#### What to produce
Print exactly what lies from the line with "What React, TypeScript" down to the line with "import * as", counting both of those lines, but not the pictures.

#### Data
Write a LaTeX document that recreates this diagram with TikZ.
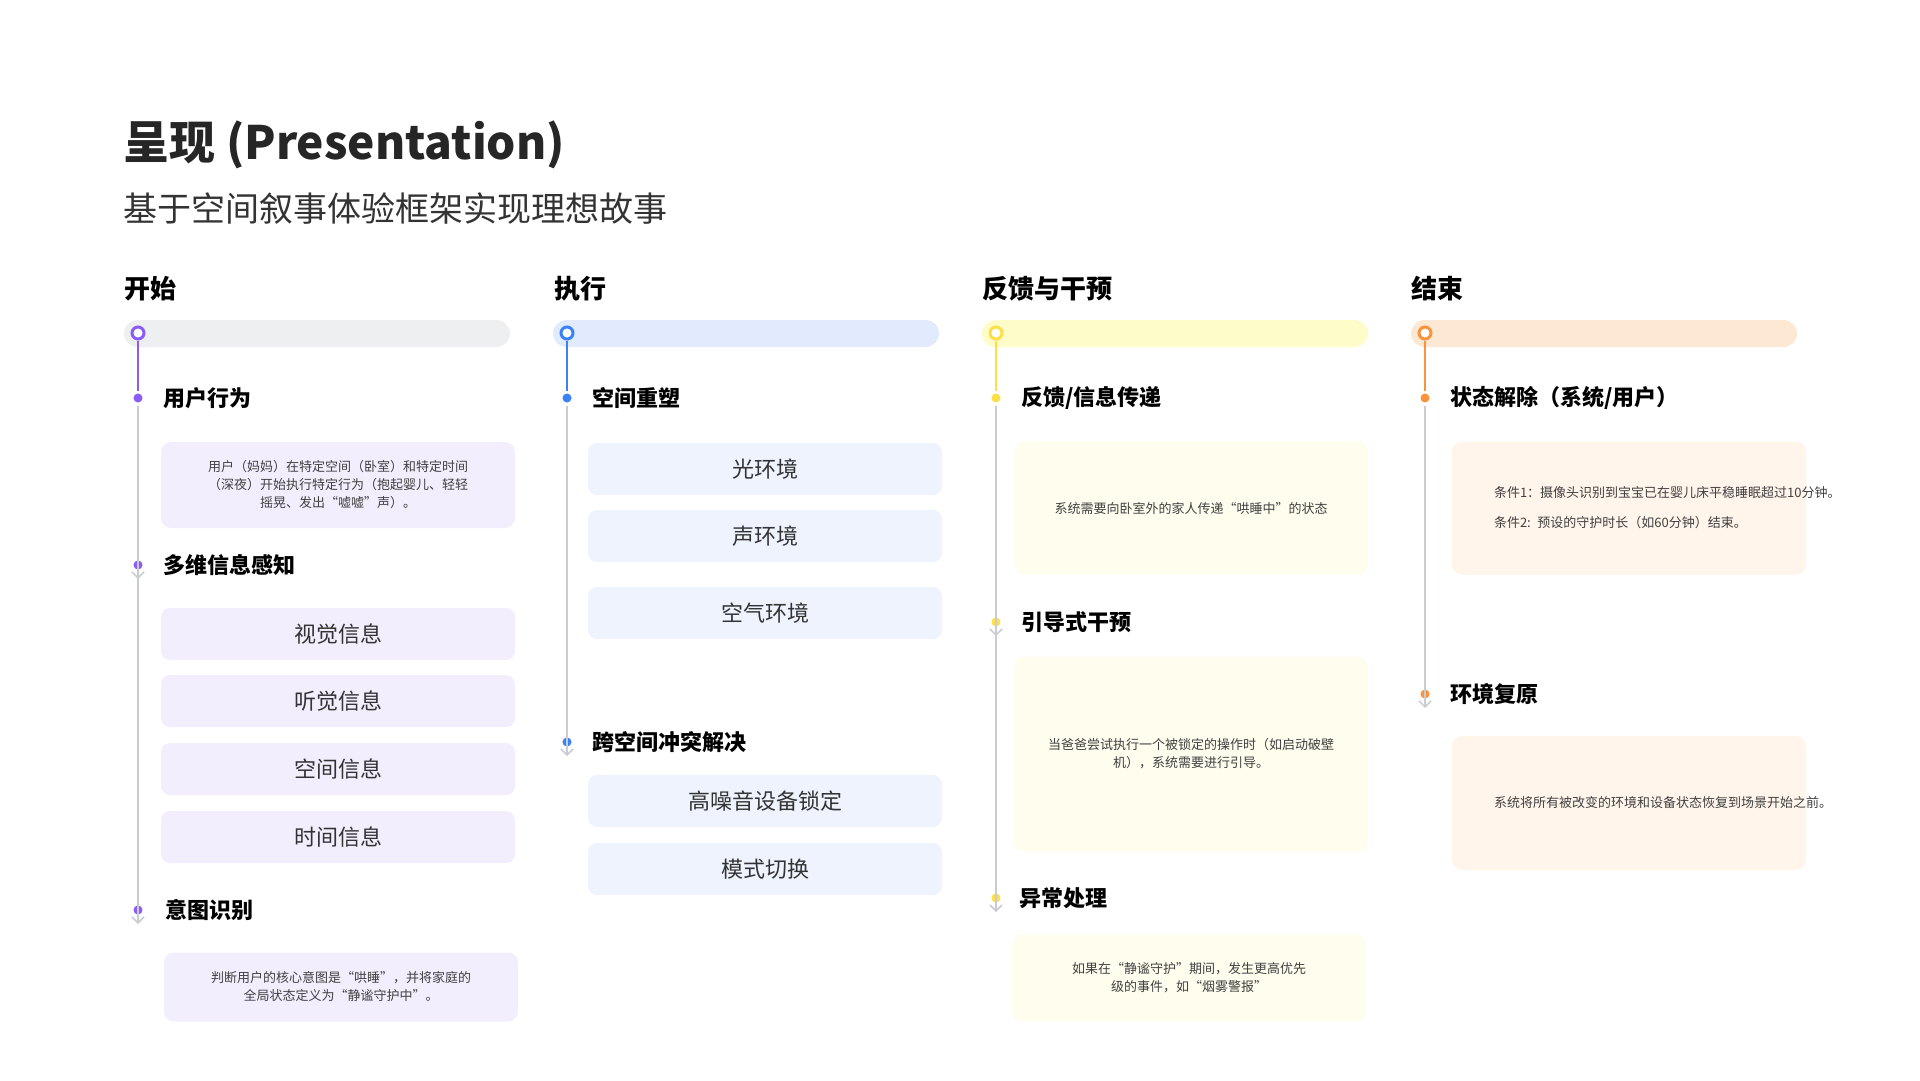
\documentclass[tikz,border=0pt]{standalone}
\usepackage{fontspec}
\setmainfont{Noto Sans CJK SC}
\usetikzlibrary{positioning,arrows.meta}
\definecolor{cpurple}{HTML}{8B5CF6}
\definecolor{cblue}{HTML}{3B82F6}
\definecolor{cyellow}{HTML}{FDE047}
\definecolor{corange}{HTML}{FB923C}
\definecolor{fpurple}{HTML}{F3EEFD}
\definecolor{fblue}{HTML}{EEF3FE}
\definecolor{fyellow}{HTML}{FFFDEE}
\definecolor{forange}{HTML}{FFF5EA}
\definecolor{bgrey}{HTML}{EEEFF1}
\definecolor{bblue}{HTML}{E2EAFD}
\definecolor{byellow}{HTML}{FEFCC8}
\definecolor{borange}{HTML}{FDE8D3}
\definecolor{lgrey}{HTML}{C9CCD3}
\tikzset{
  bar/.style={fill=#1, rounded corners=13.5, draw=none},
  ring/.style={circle, draw=#1, line width=3, fill=white, minimum size=12, inner sep=0},
  dot/.style={circle, fill=#1, draw=white, line width=3, minimum size=12, inner sep=0},
  colhead/.style={anchor=west, font=\fontsize{26}{30}\selectfont\bfseries},
  stagehead/.style={anchor=west, font=\fontsize{22}{26}\selectfont\bfseries},
  itembox/.style={fill=#1, rounded corners=9, minimum width=354, minimum height=52, inner sep=0, font=\fontsize{22}{26}\selectfont, text=black!80},
  notebox/.style={fill=#1, rounded corners=10, inner sep=0, align=center, font=\fontsize{13}{18}\selectfont, text=black!75},
  flow/.style={lgrey, line width=1.5, -{Straight Barb[length=6,width=12]}},
}
\begin{document}
\begin{tikzpicture}[x=1pt,y=-1pt]
  \useasboundingbox (0,0) rectangle (1920,1080);
  % title
  \node[anchor=west, font=\fontsize{46}{52}\selectfont\bfseries, text=black!85] (title) at (120,145) {呈现 (Presentation)};
  \node[anchor=west, font=\fontsize{34}{40}\selectfont, text=black!80] (subtitle) at (120,209) {基于空间叙事体验框架实现理想故事};
  % column heads and bars
  \node[colhead] (h1) at (121,289) {开始};
  \node[colhead] (h2) at (551,289) {执行};
  \node[colhead] (h3) at (979,289) {反馈与干预};
  \node[colhead] (h4) at (1408,289) {结束};
  \fill[bar=bgrey] (124,320) rectangle (510,347);
  \fill[bar=bblue] (553,320) rectangle (939,347);
  \fill[bar=byellow] (982,320) rectangle (1368,347);
  \fill[bar=borange] (1411,320) rectangle (1797,347);
  \node[ring=cpurple] (r1) at (138,333) {};
  \node[ring=cblue] (r2) at (567,333) {};
  \node[ring=cyellow] (r3) at (996,333) {};
  \node[ring=corange] (r4) at (1425,333) {};

  % column 1: start
  \node[dot=cpurple] (a1) at (138,398) {};
  \node[dot=cpurple] (a2) at (138,565) {};
  \node[dot=cpurple] (a3) at (138,910) {};
  \node[stagehead, right=14 of a1] {用户行为};
  \node[stagehead, right=14 of a2] {多维信息感知};
  \node[stagehead, right=16 of a3] {意图识别};
  \node[notebox=fpurple, minimum width=354, minimum height=86] (n1) at (338,485) {用户（妈妈）在特定空间（卧室）和特定时间\\（深夜）开始执行特定行为（抱起婴儿、轻轻\\摇晃、发出“嘘嘘”声）。};
  \foreach \t/\y [count=\i] in {视觉信息/634, 听觉信息/701, 空间信息/769, 时间信息/837}
    \node[itembox=fpurple] (p\i) at (338,\y) {\t};
  \node[notebox=fpurple, minimum width=354, minimum height=69] (n2) at (341,987) {判断用户的核心意图是“哄睡”，并将家庭的\\全局状态定义为“静谧守护中”。};
  \draw[cpurple, line width=2] (r1) -- (a1);
  \draw[flow] (a1) -- ([yshift=-14]a2.center);
  \draw[flow] (a2) -- ([yshift=-14]a3.center);

  % column 2: execute
  \node[dot=cblue] (b1) at (567,398) {};
  \node[dot=cblue] (b2) at (567,742) {};
  \node[stagehead, right=14 of b1] {空间重塑};
  \node[stagehead, right=14 of b2] {跨空间冲突解决};
  \foreach \t/\y [count=\i] in {光环境/469, 声环境/536, 空气环境/613}
    \node[itembox=fblue] (q\i) at (765,\y) {\t};
  \node[itembox=fblue] (q4) at (765,801) {高噪音设备锁定};
  \node[itembox=fblue] (q5) at (765,869) {模式切换};
  \draw[cblue, line width=2] (r2) -- (b1);
  \draw[flow] (b1) -- ([yshift=-14]b2.center);

  % column 3: feedback
  \node[dot=cyellow] (c1) at (996,398) {};
  \node[dot=cyellow] (c2) at (996,622) {};
  \node[dot=cyellow] (c3) at (996,898) {};
  \node[stagehead, right=14 of c1] {反馈/信息传递};
  \node[stagehead, right=14 of c2] {引导式干预};
  \node[stagehead, right=12 of c3] {异常处理};
  \node[notebox=fyellow, minimum width=354, minimum height=133] (m1) at (1191,508) {系统需要向卧室外的家人传递“哄睡中”的状态};
  \node[notebox=fyellow, minimum width=354, minimum height=195] (m2) at (1191,754) {当爸爸尝试执行一个被锁定的操作时（如启动破壁\\机），系统需要进行引导。};
  \node[notebox=fyellow, minimum width=354, minimum height=87] (m3) at (1189,978) {如果在“静谧守护”期间，发生更高优先\\级的事件，如“烟雾警报”};
  \draw[cyellow, line width=2] (r3) -- (c1);
  \draw[flow] (c1) -- ([yshift=-14]c2.center);
  \draw[flow] (c2) -- ([yshift=-14]c3.center);

  % column 4: end
  \node[dot=corange] (d1) at (1425,398) {};
  \node[dot=corange] (d2) at (1425,694) {};
  \node[stagehead, right=14 of d1] {状态解除（系统/用户）};
  \node[stagehead, right=14 of d2] {环境复原};
  \node[notebox=forange, minimum width=354, minimum height=133, align=left, text width=270] (o1) at (1629,508) {条件1：摄像头识别到宝宝已在婴儿床平稳睡眠超过10分钟。\\[12pt]条件2: 预设的守护时长（如60分钟）结束。};
  \node[notebox=forange, minimum width=354, minimum height=134, align=left, text width=270] (o2) at (1629,803) {系统将所有被改变的环境和设备状态恢复到场景开始之前。};
  \draw[corange, line width=2] (r4) -- (d1);
  \draw[flow] (d1) -- ([yshift=-14]d2.center);
\end{tikzpicture}
\end{document}
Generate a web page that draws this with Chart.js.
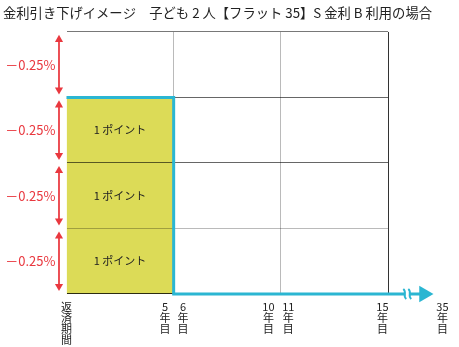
<!DOCTYPE html>
<html>
<head>
<meta charset="utf-8">
<script src="https://cdn.jsdelivr.net/npm/chart.js@4.4.1/dist/chart.umd.min.js"></script>
<style>
  html, body { margin: 0; padding: 0; background: #ffffff; }
  #c { display: block; }
</style>
</head>
<body>
<canvas id="c" width="459" height="347"></canvas>
<script>
// ---------------- data ----------------
const titleText = '金利引き下げイメージ　子ども 2 人【フラット 35】S 金利 B 利用の場合';
const bandEdges = [0, 0.25, 0.5, 0.75, 1.0];            // rate reduction bands (%)
const bandLabels = ['－0.25%', '－0.25%', '－0.25%', '－0.25%'];
const pointBands = [0, 1, 2];                              // bands covered by points
const pointLabels = ['1 ポイント', '1 ポイント', '1 ポイント'];
const periodYears = [0, 5];                                // reduction period (years)
const periodReduction = [0.75, 0.75];                      // total reduction during period
const rateLineX = [0, 5, 5, 16.68];                        // reduction path (years)
const rateLineY = [0.75, 0.75, 0, 0];
const breakAt = 15.9;                                      // axis break (15 → 35 years)
const yearLines = [5, 10, 15];
const xTickPos = [0, 4.6, 5.44, 9.42, 10.35, 14.74, 17.54];
const xTickLabels = [
  ['返', '済', '期', '間'],
  ['5', '年', '目'],
  ['6', '年', '目'],
  ['10', '年', '目'],
  ['11', '年', '目'],
  ['15', '年', '目'],
  ['35', '年', '目']
];

// ---------------- styles ----------------
const FONT = "'Noto Sans CJK JP', 'Noto Sans', sans-serif";
const CYAN = '#2bb6d2';
const YELLOW = '#dcdb57';
const RED = '#e9383f';
const ARROW_GAP = 0.029;
const yGridColors = { 0: 'rgba(0,0,0,0.8)', 0.25: 'rgba(0,0,0,0.27)', 0.5: 'rgba(0,0,0,0.6)', 0.75: 'rgba(0,0,0,0.6)', 1: 'rgba(0,0,0,0.53)' };
const xGridColors = { 5: 'rgba(0,0,0,0.27)', 10: 'rgba(0,0,0,0.27)', 15: 'rgba(0,0,0,0.8)' };

const bandMids = bandLabels.map((_, i) => (bandEdges[i] + bandEdges[i + 1]) / 2);

const datasets = [];
// yellow "points" area
datasets.push({
  data: periodYears.map((x, i) => ({ x, y: periodReduction[i] })),
  fill: 'origin',
  backgroundColor: YELLOW,
  borderWidth: 0,
  pointRadius: 0,
  order: 3
});
// red double arrows for each band
bandLabels.forEach((_, i) => {
  datasets.push({
    data: [
      { x: -0.35, y: bandEdges[i + 1] - ARROW_GAP },
      { x: -0.35, y: bandEdges[i] + ARROW_GAP }
    ],
    borderColor: RED,
    borderWidth: 1,
    pointStyle: 'triangle',
    pointRotation: [0, 180],
    pointRadius: 4.7,
    pointBackgroundColor: RED,
    pointBorderColor: RED,
    pointBorderWidth: 0,
    fill: false,
    clip: false,
    order: 2
  });
});
// cyan reduction path with arrow head
datasets.push({
  data: rateLineX.map((x, i) => ({ x, y: rateLineY[i] })),
  borderColor: CYAN,
  borderWidth: 3,
  borderJoinStyle: 'miter',
  borderCapStyle: 'butt',
  tension: 0,
  fill: false,
  pointStyle: 'triangle',
  pointRotation: 90,
  pointRadius: rateLineX.map((_, i) => i === rateLineX.length - 1 ? 9.5 : 0),
  pointBackgroundColor: CYAN,
  pointBorderColor: CYAN,
  pointBorderWidth: 0,
  clip: false,
  order: 1
});

const overlayPlugin = {
  id: 'overlay',
  afterDatasetsDraw(chart) {
    const { ctx, scales: { x, y } } = chart;
    ctx.save();
    // arrow heads (points lying outside the chart area)
    chart.data.datasets.forEach((ds, di) => {
      if (ds.clip !== false) return;
      const meta = chart.getDatasetMeta(di);
      meta.data.forEach(el => {
        const o = el.options;
        if (!o || o.radius < 0.1) return;
        ctx.fillStyle = o.backgroundColor;
        ctx.strokeStyle = o.borderColor;
        ctx.lineWidth = o.borderWidth;
        Chart.helpers.drawPoint(ctx, o, el.x, el.y);
      });
    });
    // point labels
    ctx.font = '11px ' + FONT;
    ctx.fillStyle = '#222';
    ctx.textAlign = 'center';
    ctx.textBaseline = 'middle';
    const cx = x.getPixelForValue((periodYears[0] + periodYears[1]) / 2);
    pointBands.forEach((b, i) => {
      ctx.fillText(pointLabels[i], cx, y.getPixelForValue(bandMids[b]));
    });
    // axis break symbol
    const bx = x.getPixelForValue(breakAt);
    const by = y.getPixelForValue(0);
    ctx.fillStyle = '#ffffff';
    ctx.fillRect(bx - 2, by - 3, 4, 6);
    ctx.strokeStyle = CYAN;
    ctx.lineWidth = 2;
    [-2.5, 2.5].forEach(dx => {
      ctx.beginPath();
      ctx.moveTo(bx + dx - 1.5, by - 5);
      ctx.bezierCurveTo(bx + dx + 2.5, by - 2, bx + dx - 2.5, by + 2, bx + dx + 1.5, by + 5);
      ctx.stroke();
    });
    ctx.restore();
  }
};

new Chart(document.getElementById('c'), {
  type: 'line',
  data: { datasets },
  plugins: [overlayPlugin],
  options: {
    responsive: false,
    devicePixelRatio: 1,
    animation: false,
    events: [],
    layout: { padding: { left: 3, right: 0, top: 0, bottom: 0 } },
    plugins: {
      legend: { display: false },
      tooltip: { enabled: false },
      filler: { drawTime: 'beforeDraw' },
      title: {
        display: true,
        text: titleText,
        align: 'start',
        color: '#222',
        font: { family: FONT, size: 13.3, weight: 'normal', lineHeight: 1.2 },
        padding: { top: 4.5, bottom: 11.5 }
      }
    },
    scales: {
      x: {
        type: 'linear',
        min: 0,
        max: 15,
        afterBuildTicks: s => {
          const vals = [...new Set([...yearLines, ...xTickPos])].sort((a, b) => a - b);
          s.ticks = vals.map(v => ({ value: v }));
        },
        afterFit: s => { s.height = 53; s.paddingLeft = 0; s.paddingRight = 0; },
        border: { display: false },
        grid: {
          drawTicks: false,
          lineWidth: 1,
          color: ctx => (ctx.tick && xGridColors[ctx.tick.value]) || 'transparent'
        },
        ticks: {
          autoSkip: false,
          maxRotation: 0,
          minRotation: 0,
          padding: 7,
          color: '#222',
          font: { family: FONT, size: 11, lineHeight: 1.0 },
          callback: v => {
            const i = xTickPos.indexOf(v);
            return i >= 0 ? xTickLabels[i] : '';
          }
        }
      },
      y: {
        type: 'linear',
        min: 0,
        max: 1,
        afterBuildTicks: s => {
          const vals = [...bandEdges, ...bandMids].sort((a, b) => a - b);
          s.ticks = vals.map(v => ({ value: v }));
        },
        afterFit: s => { s.width = 63.5; s.paddingTop = 0; s.paddingBottom = 0; },
        border: { display: false },
        grid: {
          drawTicks: false,
          lineWidth: 1,
          color: ctx => (ctx.tick && yGridColors[ctx.tick.value]) || 'transparent'
        },
        ticks: {
          autoSkip: false,
          padding: 11,
          color: RED,
          font: { family: FONT, size: 13 },
          callback: v => {
            const i = bandMids.indexOf(v);
            return i >= 0 ? bandLabels[i] : '';
          }
        }
      },
      yr: {
        type: 'linear',
        position: 'right',
        min: 0,
        max: 1,
        afterFit: s => { s.width = 71; s.paddingTop = 0; s.paddingBottom = 0; },
        border: { display: false },
        grid: { display: false, drawTicks: false },
        ticks: { display: false }
      }
    }
  }
});
</script>
</body>
</html>
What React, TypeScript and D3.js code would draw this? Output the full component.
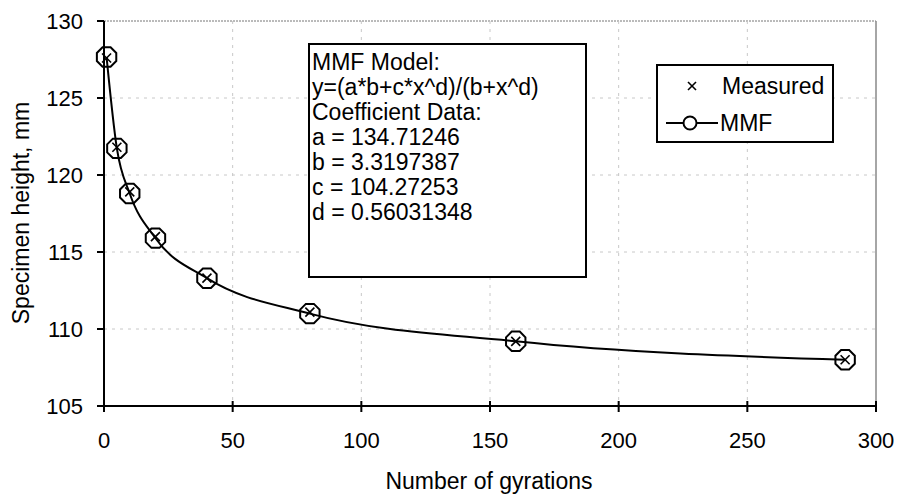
import React from "react";
import * as d3 from "d3";

const gyrations = [1, 5, 10, 20, 40, 80, 160, 288];
const measured = [127.6, 121.8, 118.9, 116.0, 113.3, 111.1, 109.2, 108.0];
const mmf = [127.66, 121.73, 118.8, 115.9, 113.3, 111.0, 109.2, 108.0];
const xTicks = [0, 50, 100, 150, 200, 250, 300];
const yTicks = [105, 110, 115, 120, 125, 130];
const boxLines = [
  "MMF Model:",
  "y=(a*b+c*x^d)/(b+x^d)",
  "Coefficient Data:",
  "a = 134.71246",
  "b = 3.3197387",
  "c = 104.27253",
  "d = 0.56031348",
];

const W = 900;
const H = 499;
const FONT = "'Liberation Sans', Arial, sans-serif";
const FS = 22;
const FL = 23;

function octagon(cx: number, cy: number, r: number) {
  const pts: string[] = [];
  for (let i = 0; i < 8; i++) {
    const a = Math.PI / 8 + (i * Math.PI) / 4;
    pts.push(`${cx + r * Math.cos(a)},${cy + r * Math.sin(a)}`);
  }
  return pts.join(" ");
}

function Cross({ cx, cy, s }: { cx: number; cy: number; s: number }) {
  return (
    <g stroke="#000" strokeWidth={1.6}>
      <line x1={cx - s} y1={cy - s} x2={cx + s} y2={cy + s} />
      <line x1={cx - s} y1={cy + s} x2={cx + s} y2={cy - s} />
    </g>
  );
}

export default function App() {
  const x = d3.scaleLinear().domain([0, 300]).range([104, 876]);
  const y = d3.scaleLinear().domain([105, 130]).range([406, 21]);
  const line = d3
    .line<number>()
    .x((_, i) => x(gyrations[i]))
    .y((d) => y(d))
    .curve(d3.curveMonotoneX);

  return (
    <svg
      width={W}
      height={H}
      style={{ position: "absolute", left: 0, top: 0, background: "#fff" }}
      fontFamily={FONT}
    >
      {/* grid */}
      {yTicks.slice(1).map((t) => (
        <line
          key={"gy" + t}
          x1={x(0)}
          x2={x(300)}
          y1={y(t)}
          y2={y(t)}
          stroke={t === 130 ? "#777" : "#c8c8c8"}
          strokeWidth={1}
          strokeDasharray={t === 130 ? "2,1" : "3,5"}
        />
      ))}
      {xTicks.slice(1, -1).map((t) => (
        <line
          key={"gx" + t}
          x1={x(t)}
          x2={x(t)}
          y1={y(130)}
          y2={y(105)}
          stroke="#c8c8c8"
          strokeWidth={1}
          strokeDasharray="3,5"
        />
      ))}
      {/* right border */}
      <line x1={x(300)} x2={x(300)} y1={y(130)} y2={y(105)} stroke="#888" strokeWidth={1.5} />
      {/* axes */}
      <line x1={x(0)} x2={x(0)} y1={y(130)} y2={y(105) + 1} stroke="#000" strokeWidth={2} />
      <line x1={x(0)} x2={x(300)} y1={y(105)} y2={y(105)} stroke="#000" strokeWidth={2} />
      {yTicks.map((t) => (
        <g key={"yt" + t}>
          <line x1={x(0) - 7} x2={x(0)} y1={y(t)} y2={y(t)} stroke="#000" strokeWidth={2} />
          <text x={x(0) - 21} y={y(t)} dy="0.36em" textAnchor="end" fontSize={FS}>
            {t}
          </text>
        </g>
      ))}
      {xTicks.map((t) => (
        <g key={"xt" + t}>
          <line x1={x(t)} x2={x(t)} y1={y(105) - 5} y2={y(105) + 6} stroke="#000" strokeWidth={2} />
          <text x={x(t)} y={y(105) + 34} dy="0.36em" textAnchor="middle" fontSize={FS}>
            {t}
          </text>
        </g>
      ))}
      <text x={489} y={481} dy="0.36em" textAnchor="middle" fontSize={FL}>
        Number of gyrations
      </text>
      <text
        transform={`translate(21,213) rotate(-90)`}
        dy="0.36em"
        textAnchor="middle"
        fontSize={FL}
      >
        Specimen height, mm
      </text>
      {/* MMF curve */}
      <path d={line(mmf) || ""} fill="none" stroke="#000" strokeWidth={2} />
      {mmf.map((v, i) => (
        <polygon
          key={"o" + i}
          points={octagon(x(gyrations[i]), y(v), 10.5)}
          fill="none"
          stroke="#000"
          strokeWidth={2}
        />
      ))}
      {measured.map((v, i) => (
        <Cross key={"m" + i} cx={x(gyrations[i])} cy={y(v)} s={4.5} />
      ))}
      {/* model box */}
      <rect x={309} y={44} width={277} height={233} fill="#fff" stroke="#000" strokeWidth={2} />
      {boxLines.map((t, i) => (
        <text key={"b" + i} x={312} y={70 + i * 25} fontSize={FL}>
          {t}
        </text>
      ))}
      {/* legend */}
      <rect x={657} y={65} width={176} height={77} fill="#fff" stroke="#000" strokeWidth={2} />
      <Cross cx={692} cy={86} s={4} />
      <text x={722} y={86} dy="0.36em" fontSize={FL}>
        Measured
      </text>
      <line x1={666} x2={718} y1={123} y2={123} stroke="#000" strokeWidth={2} />
      <circle cx={690} cy={123} r={6.5} fill="#fff" stroke="#000" strokeWidth={2} />
      <text x={720} y={123} dy="0.36em" fontSize={FL}>
        MMF
      </text>
    </svg>
  );
}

#### Solution
What React, TypeScript and D3.js code would draw this? Output the full component.
import React from "react";
import * as d3 from "d3";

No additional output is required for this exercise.